Bristol 2050: Building Bristol Together
While the camp was still functioning, a working group was set up called ‘The Bristol 2050 Working Group’. Bristol 2050 is a scheme run by business and the Council in Bristol crafting a 40 year plan for the city. Occupy Bristol seeks to reclaim this process for the people. Their aim is to engage local people, businesses, charities, agencies and campaigns to build a plan for creating a Bristol they want to live in, by 2050. The group had their first public meeting on 21st January, at a public venue in Bristol, which drew about 60 people in and engaged them in vigorous discussion about key issues for Bristol. I have been really inspired by the 2050 plan, and it’s commitment to calling together the diverse populations of Bristol to discuss issues which are generally left to the rarefied air of the City Council chambers. The working group is reaching out to the Transition Town movement and Green groups in the area who have experience and a shared goal of planning a Bristol that works.
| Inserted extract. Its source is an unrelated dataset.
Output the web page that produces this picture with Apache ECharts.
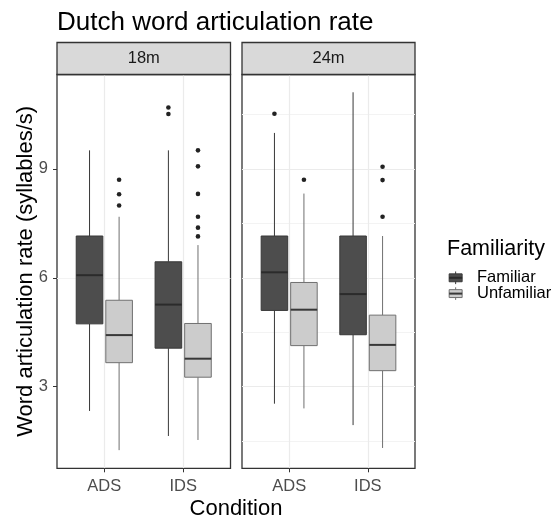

So, the legacy of Occupy Bristol, formally evicted from College Green last night, was not the mud, or the surly left over occupiers, but the conversation for a sustainable Bristol, built on social economic and environmental justice. Watch this space for more from the 2050 working group. I think this idea is going to catch on as a great means of outreach for other camps around the world, with or without eviction looming. In fact, this really is one great evolutionary step for the movement, to build the society we want to create.